One-quarter of students said they plan to stay in Finland for at least two years after graduation.

mies opiskelee
Only about a quarter of international students say they intend to remain in Finland for more than two years. Image: AOP

Foreign students in Finland from outside the EU are more likely to want to stay in the country, according to an international study co-published by the National Agency for Education on Tuesday.

A survey of international students in their final year of studies found that half of them plan to remain in Finland after graduation, with a quarter planning to stay for two years or more. One fifth said they were unsure whether they would stay.

Those most interested in staying for longer periods of time are students in business and technical fields, suggests the International Student Barometer (ISB).

One in seven respondents said they intend to pursue post-graduate studies at the same institutions.

Concern over brain drain

The agency’s director, former education minister Olli-Pekka Heinonen, says that the results are "encouraging in terms of Finland’s intellectual capital". At the same time, he expressed concern that student satisfaction was lowest on employment-related issues.

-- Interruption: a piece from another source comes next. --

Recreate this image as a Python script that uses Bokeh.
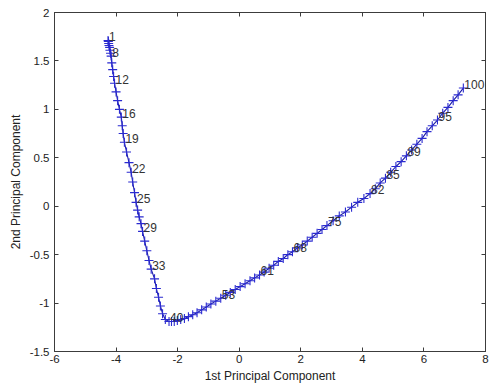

Nearly half of respondents said they were dissatisfied with support provided by their institutions related to work and career opportunities.

“If jobs and highly-educated foreigners who are already familiar with Finland do not match up, we will lose know-how to other places in the world,” Heinonen warned.

Altogether students in 17 countries were questioned last autumn for the ISB. In Finland, 6,650 foreign students at 15 institutions of higher learning took part.